If she does indeed win, there will no doubt be a lot of pundits and wags who will use that victory as opportunity to dismiss the Bernie Sanders campaign as ineffective and historically unimportant. The record breaking rally sizes, the three million contributions, the volunteer-based distributed field campaign, the rise from single digits in the polls to become a serious contender--all of that will be, to some, just another George McGovern or Howard Dean-esque failure of liberal, grassroots campaigns that can shout loudly at rallies and in the comments but predictably flame out when real Americans start casting their ballots.
But no matter the outcome in Iowa, there is something that the Sanders campaign has already proven, and it is something that every single Democrat in the country needs to pay attention to and take to heart.
The lesson is this: A more progressive America is more possible than you believe. And not just in some hypothetical future with demographics and legislative maps very different than those of the present day. A more progressive America than you believe is possible than you believe right now.
This lesson is especially important for those voters, analysts, political professionals and elected Democrats who backed Hillary Clinton primarily because they view her as more electable, and / or her policies as having a more realistic chance of passing into law. Those people who Paul Krugman
described as "having an acute sense of the possible."

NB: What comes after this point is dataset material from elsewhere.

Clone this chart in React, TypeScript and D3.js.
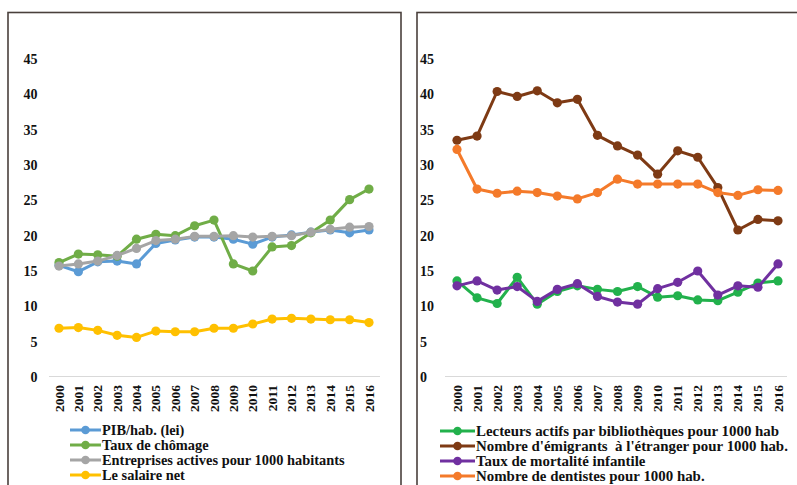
import React from "react";
import * as d3 from "d3";

const years = ["2000","2001","2002","2003","2004","2005","2006","2007","2008","2009","2010","2011","2012","2013","2014","2015","2016"];
const yTicks = [0, 5, 10, 15, 20, 25, 30, 35, 40, 45];

// Left panel series
const pibHab = [15.8,14.9,16.3,16.4,16.0,18.9,19.4,19.8,19.8,19.5,18.8,19.8,20.1,20.5,20.8,20.4,20.8];
const tauxChomage = [16.2,17.4,17.3,17.1,19.5,20.2,20.0,21.4,22.2,16.0,15.0,18.4,18.6,20.4,22.2,25.1,26.6];
const entreprises = [15.7,16.0,16.4,17.2,18.2,19.3,19.5,19.9,19.9,20.0,19.8,19.9,20.0,20.5,20.9,21.2,21.3];
const salaireNet = [6.9,7.0,6.6,5.9,5.6,6.5,6.4,6.4,6.9,6.9,7.5,8.2,8.3,8.2,8.1,8.1,7.7];

// Right panel series
const lecteurs = [13.6,11.2,10.4,14.1,10.3,12.1,12.9,12.4,12.1,12.8,11.3,11.5,10.9,10.8,12.0,13.3,13.6];
const emigrants = [33.5,34.1,40.4,39.7,40.5,38.8,39.3,34.2,32.7,31.4,28.7,32.0,31.1,26.8,20.8,22.3,22.1];
const mortalite = [12.9,13.6,12.3,12.8,10.7,12.4,13.2,11.4,10.6,10.3,12.5,13.4,15.0,11.6,12.9,12.7,16.0];
const dentistes = [32.2,26.6,26.0,26.3,26.1,25.6,25.2,26.1,28.0,27.3,27.3,27.3,27.3,26.1,25.7,26.5,26.4];

const leftSeries = [
  { name: "PIB/hab. (lei)", values: pibHab, color: "#5B9BD5" },
  { name: "Taux de chômage", values: tauxChomage, color: "#70AD47" },
  { name: "Entreprises actives pour 1000 habitants", values: entreprises, color: "#A5A5A5" },
  { name: "Le salaire net", values: salaireNet, color: "#FFC000" },
];

const rightSeries = [
  { name: "Lecteurs actifs par bibliothèques pour 1000 hab", values: lecteurs, color: "#22B14C" },
  { name: "Nombre d'émigrants  à l'étranger pour 1000 hab.", values: emigrants, color: "#7E3A14" },
  { name: "Taux de mortalité infantile", values: mortalite, color: "#7030A0" },
  { name: "Nombre de dentistes pour 1000 hab.", values: dentistes, color: "#F47A2A" },
];

const FONT = '"Liberation Serif", "Times New Roman", Times, "DejaVu Serif", serif';

type Series = { name: string; values: number[]; color: string };

function Panel(props: {
  series: Series[];
  frameX: number;
  frameW: number;
  xRange: [number, number];
  axisRange: [number, number];
  tickX: number;
  tickAnchor: "start" | "end";
  legendLine: [number, number];
  legendY: number;
  legendSize: number;
}) {
  const { series, frameX, frameW, xRange, axisRange, tickX, tickAnchor, legendLine, legendY, legendSize } = props;
  const x = d3.scalePoint<string>().domain(years).range(xRange);
  const y = d3.scaleLinear().domain([0, 45]).range([377, 59]);
  const line = d3
    .line<number>()
    .x((_, i) => x(years[i]) as number)
    .y((d) => y(d));

  const txt = { fontFamily: FONT, fontWeight: 700 as const };

  return (
    <g>
      <rect x={frameX} y={12.5} width={frameW} height={520} fill="#fff" stroke="#4a403c" strokeWidth={1.6} />
      <line x1={axisRange[0]} x2={axisRange[1]} y1={y(0) - 0.5} y2={y(0) - 0.5} stroke="#d9d9d9" strokeWidth={1} />
      {yTicks.map((t) => (
        <text
          key={t}
          x={tickX}
          y={y(t)}
          dy="0.35em"
          textAnchor={tickAnchor}
          style={{ ...txt, fontSize: 14 }}
          fill="#111"
        >
          {t}
        </text>
      ))}
      {years.map((yr) => (
        <text
          key={yr}
          transform={`translate(${(x(yr) as number) + 4.5},${385}) rotate(-90)`}
          textAnchor="end"
          style={{ ...txt, fontSize: 13.5 }}
          fill="#111"
        >
          {yr}
        </text>
      ))}
      {series.map((s) => (
        <g key={s.name}>
          <path d={line(s.values) as string} fill="none" stroke={s.color} strokeWidth={3} strokeLinejoin="round" />
          {s.values.map((v, i) => (
            <circle key={i} cx={x(years[i]) as number} cy={y(v)} r={4.6} fill={s.color} />
          ))}
        </g>
      ))}
      {series.map((s, i) => {
        const cy = legendY + i * 15;
        const mid = (legendLine[0] + legendLine[1]) / 2;
        return (
          <g key={"lg" + s.name}>
            <line x1={legendLine[0]} x2={legendLine[1]} y1={cy} y2={cy} stroke={s.color} strokeWidth={3} />
            <circle cx={mid} cy={cy} r={4.3} fill={s.color} />
            <text
              x={legendLine[1] + 1}
              y={cy}
              dy="0.35em"
              style={{ ...txt, fontSize: legendSize, whiteSpace: "pre" }}
              fill="#111"
            >
              {s.name}
            </text>
          </g>
        );
      })}
    </g>
  );
}

export default function App() {
  return (
    <svg
      width={797}
      height={485}
      style={{ position: "absolute", left: 0, top: 0, background: "#fff" }}
    >
      <rect x={0} y={0} width={797} height={485} fill="#fff" />
      <Panel
        series={leftSeries}
        frameX={8}
        frameW={393}
        xRange={[59, 369]}
        axisRange={[49, 380]}
        tickX={37.5}
        tickAnchor="end"
        legendLine={[70, 101]}
        legendY={430}
        legendSize={14.4}
      />
      <Panel
        series={rightSeries}
        frameX={417}
        frameW={400}
        xRange={[457, 778]}
        axisRange={[445, 787]}
        tickX={420}
        tickAnchor="start"
        legendLine={[440, 475]}
        legendY={431}
        legendSize={14.9}
      />
    </svg>
  );
}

Bernie Sanders has shown is that more progressive outcomes are possible than you believe because you have left some of your own potential power on the table. Specifically, you have left the grassroots activist power that he has unleashed on the table.
The three million donations, the record breaking rally sizes, the distributed field campaign with a volunteer backbone--even if that force proves insufficient to win Bernie Sanders the Democratic nomination, to become President of the United States and to enact his proposed policies into law, it is a force strong enough to move the needle on the dial political possibility significantly to the left. But that is only if the Democratic and progressive advocacy elite stop leaving it on the table.
There has never been a contested Democratic presidential primary in history where elected Democrats and leaders of progressive advocacy campaigns have so unanimously thrown their support behind one candidate--a candidate who is actually well loved by Democrats, to boot. And yet even then, the combined power every elected Democrat and progressive advocacy organization has proven insufficient to prevent the bulk of the progressive grassroots from mounting a serious challenge to Hillary Clinton.
Bernie Sanders outflanked political possibility in this campaign. At the start of this campaign, no one at the elite levels of the Democratic Party and progressive advocacy ecosystem thought he could come this far--no one. He did it by tapping into a deep reservoir of grassroots progressive activism that almost everyone else has just flat out left on the table.
The Democratic Party and many progressive advocacy organizations rely on this activist base for small donations, but they don't really engage it. Communication to this activist base is typically outsourced to political consultancies who, more often than not, use superficial methods to turn lists of emails into television commercials. It works well enough to raise a decent amount of campaign cash, but it generates nowhere near the vast resources--both human and monetary--that Sanders has unlocked through his full-throated challenge to moneyed interests.
The lesson of the Bernie Sanders campaign, win or lose, is that elected Democrats and progressive advocacy organizations are leaving political possibility on the table when they leave engagement with the progressive grassroots on the table. For decades it was widely believed that this was not the case, and that instead you could get more done as a Democrat by accommodating moneyed interests than by partnering with the grassroots left. Well, it is time for Democrats to recalculate.
The liberal-conservative gap in America
has never been smaller, and it
is only going to keep getting smaller. The liberal grassroots are better organized than ever through the larger than ever, even if no longer hip, constellation of digital-native organizations known as the netroots. They have reformed the filibuster, saved net neutrality, and have managed to give Bernie Sanders as much support you were able to give Hillary Clinton. Both you, and they, can do more when you work with them instead of just using them as an ATM. Together you can change what is politically possible, and in the process change the world.